When users register, should I store their email in the db as is or hash it. I want to be able to decrypt it later, so should I use md5?
thank you!
When users register, should I store their email in the db as is or hash it. I want to be able to decrypt it later, so should I use md5?
thank you!
No, md5()
- is one-way hash function. You can't decrypt its value. Usually it used for passwords which don't need to be decrypted. Instead you compare hashes like:
$salt = "adding some secret to increasse security";
if (md5($user_password . $salt) == $user_password_hash_from_db) {
## password is ok
}
If you want to be able to decrypt your value, then use crypt
php function instead. But it may require additional modules to be installed.
Any way I don't see any practical reason to crypt email.
It's not common to encrypt email addresses. If someone really want to keep their email private, they wouldn't give it to your site in the first place :)
MD5 is an hash, which makes it allmost inpossible to get the original value back. You should use an encryption instead of an hash if you want to get the email back.

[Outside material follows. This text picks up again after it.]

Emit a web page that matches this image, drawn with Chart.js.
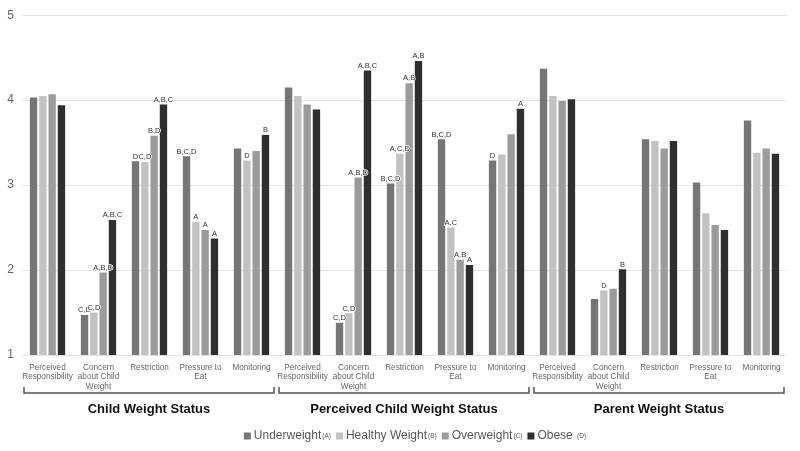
<!DOCTYPE html>
<html>
<head>
<meta charset="utf-8">
<script src="https://cdn.jsdelivr.net/npm/chart.js@4"></script>
<style>
  html, body { margin: 0; padding: 0; background: #ffffff; }
  #wrap { width: 800px; height: 451px; position: relative; }
</style>
</head>
<body>
<div id="wrap"><canvas id="chart" width="800" height="451"></canvas></div>
<script>
// categories (5 per group, 3 groups)
const categories = [
    ["Perceived", "Responsibility"], ["Concern", "about Child", "Weight"], "Restriction", ["Pressure to", "Eat"], "Monitoring",
    ["Perceived", "Responsibility"], ["Concern", "about Child", "Weight"], "Restriction", ["Pressure to", "Eat"], "Monitoring",
    ["Perceived", "Responsibility"], ["Concern", "about Child", "Weight"], "Restriction", ["Pressure to", "Eat"], "Monitoring"
];
const groups = ["Child Weight Status", "Perceived Child Weight Status", "Parent Weight Status"];

const seriesNames = ["Underweight", "Healthy Weight", "Overweight", "Obese "];
const seriesTags = ["(A)", "(B)", "(C)", "(D)"];
const seriesColors = ["#767676", "#c2c2c2", "#9b9b9b", "#2f2f2f"];

const underweight = [4.03, 1.47, 3.28, 3.34, 3.43, 4.15, 1.38, 3.02, 3.54, 3.29, 4.37, 1.66, 3.54, 3.03, 3.76];
const healthy     = [4.05, 1.50, 3.27, 2.57, 3.29, 4.05, 1.49, 3.37, 2.50, 3.36, 4.05, 1.76, 3.52, 2.67, 3.38];
const overweight  = [4.07, 1.97, 3.58, 2.47, 3.40, 3.95, 3.09, 4.20, 2.12, 3.60, 3.99, 1.78, 3.43, 2.53, 3.43];
const obese       = [3.94, 2.59, 3.95, 2.37, 3.59, 3.89, 4.35, 4.46, 2.06, 3.90, 4.01, 2.01, 3.52, 2.47, 3.37];

// significance letters above bars
const underweightSig = ["", "C,D", "D", "B,C,D", "", "", "C,D", "B,C,D", "B,C,D", "D", "", "", "", "", ""];
const healthySig     = ["", "C,D", "C,D", "A", "D", "", "C,D", "A,C,D", "A,C", "", "", "D", "", "", ""];
const overweightSig  = ["", "A,B,D", "B,D", "A", "", "", "A,B,D", "A,B", "A,B", "", "", "", "", "", ""];
const obeseSig       = ["", "A,B,C", "A,B,C", "A", "B", "", "A,B,C", "A,B", "A", "A", "", "B", "", "", ""];

const yTicks = [1, 2, 3, 4, 5];

const FONT = "'Liberation Sans', Arial, sans-serif";
const allValues = [underweight, healthy, overweight, obese];
const allSig = [underweightSig, healthySig, overweightSig, obeseSig];

// Draw letters above bars
const sigLabels = {
    id: "sigLabels",
    afterDatasetsDraw(chart) {
        const ctx = chart.ctx;
        ctx.save();
        ctx.font = "7.5px " + FONT;
        ctx.textAlign = "center";
        ctx.textBaseline = "bottom";
        ctx.lineWidth = 1.5;
        ctx.strokeStyle = "#ffffff";
        ctx.lineJoin = "round";
        chart.data.datasets.forEach((ds, d) => {
            const meta = chart.getDatasetMeta(d);
            meta.data.forEach((bar, i) => {
                const txt = allSig[d][i];
                if (!txt) return;
                ctx.strokeText(txt, bar.x, bar.y - 1);
                ctx.fillStyle = "#333333";
                ctx.fillText(txt, bar.x, bar.y - 1);
            });
        });
        ctx.restore();
    }
};

// Brackets, group titles and legend under the axis
const groupBrackets = {
    id: "groupBrackets",
    afterDraw(chart) {
        const ctx = chart.ctx;
        const x = chart.scales.x;
        const half = (x.getPixelForValue(1) - x.getPixelForValue(0)) / 2;
        ctx.save();
        groups.forEach((g, k) => {
            const left = x.getPixelForValue(k * 5) - half + 2;
            const right = x.getPixelForValue(k * 5 + 4) + half - 3;
            ctx.strokeStyle = "#555555";
            ctx.lineWidth = 1.5;
            ctx.beginPath();
            ctx.moveTo(left, 387);
            ctx.lineTo(left, 393);
            ctx.lineTo(right, 393);
            ctx.lineTo(right, 387);
            ctx.stroke();
            ctx.fillStyle = "#111111";
            ctx.font = "bold 13px " + FONT;
            ctx.textAlign = "center";
            ctx.textBaseline = "middle";
            ctx.fillText(g, (left + right) / 2, 409);
        });

        // legend
        const big = "12px " + FONT;
        const small = "6.5px " + FONT;
        const box = 7, gapBox = 3, gapItem = 5;
        let widths = seriesNames.map((n, i) => {
            ctx.font = big;
            const w1 = ctx.measureText(n).width;
            ctx.font = small;
            const w2 = ctx.measureText(seriesTags[i]).width;
            return box + gapBox + w1 + 1 + w2;
        });
        const total = widths.reduce((a, b) => a + b, 0) + gapItem * (widths.length - 1);
        let cx = 415 - total / 2;
        const cy = 436;
        seriesNames.forEach((n, i) => {
            ctx.fillStyle = seriesColors[i];
            ctx.fillRect(cx, cy - box / 2, box, box);
            let tx = cx + box + gapBox;
            ctx.fillStyle = "#595959";
            ctx.font = big;
            ctx.textAlign = "left";
            ctx.textBaseline = "middle";
            ctx.fillText(n, tx, cy);
            tx += ctx.measureText(n).width + 1;
            ctx.font = small;
            ctx.fillText(seriesTags[i], tx, cy);
            cx += widths[i] + gapItem;
        });
        ctx.restore();
    }
};

new Chart(document.getElementById("chart"), {
    type: "bar",
    data: {
        labels: categories,
        datasets: seriesNames.map((n, i) => ({
            label: n + seriesTags[i],
            data: allValues[i],
            backgroundColor: seriesColors[i],
            categoryPercentage: 0.73,
            barPercentage: 0.79
        }))
    },
    options: {
        responsive: false,
        animation: false,
        layout: { padding: { top: 11, right: 13, left: 0, bottom: 0 } },
        plugins: {
            legend: { display: false },
            tooltip: { enabled: false }
        },
        scales: {
            x: {
                grid: { display: false },
                border: { display: false },
                ticks: {
                    color: "#666666",
                    font: { family: FONT, size: 8.2, lineHeight: 1.15 },
                    padding: 0,
                    maxRotation: 0,
                    autoSkip: false
                },
                afterFit(scale) { scale.height = 96; }
            },
            y: {
                min: 1,
                max: 5,
                afterBuildTicks(scale) { scale.ticks = yTicks.map(v => ({ value: v })); },
                grid: { color: "#e3e3e3", drawTicks: false },
                border: { display: false },
                ticks: {
                    color: "#666666",
                    font: { family: FONT, size: 12 },
                    padding: 8
                },
                afterFit(scale) { scale.width = 22; }
            }
        }
    },
    plugins: [sigLabels, groupBrackets]
});
</script>
</body>
</html>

I agree that emails are a (minor) information security issue, since that becomes personal information that you've let out into the world if someone gets access to your database, but you'll be wanting a two-way encryption/decryption method to be able to pull the emails back out, as Ivan has mentioned.
Just be aware that basic MD5 hashing is no longer a secure hash.
As wikipedia says in many different ways, no longer secure ( http://en.wikipedia.org/wiki/MD5 ):
US-CERT of the U. S. Department of Homeland Security said MD5 "should be considered cryptographically broken and unsuitable for further use,"[7] and most U.S. government applications will be required to move to the SHA-2 family of hash functions by 2010.[8]
I think one major problem with it is that there are rainbow tables of md5 hashes all over these days, so bare md5 is very susceptible to brute forcing.
Consider it a useful tool for minor obsfucation and sanitizing complex data sets, but it is not a truly secure hash any more. There may be special hoops that you can jump through like both using a salt and performing nested md5 hashings to make it more secure, though I'm no cryptographer. You might want to check out other SO threads like this one for good overall encryption solutions.
md5 isn't an encryption method it's a one way hash. There's no reason to encrypt email addresses in the database. I would leave them as is.
If you intend to decrypt them later,MD5 won't be an option, since it only hashes strings, you lose the original data.
I suggest you try some of the built-in PHP encryption functions for that.
The other answers say it all.
However, you should always encrypt hash passwords with at least md5() and a salt, as pointed out in Ivan's reply.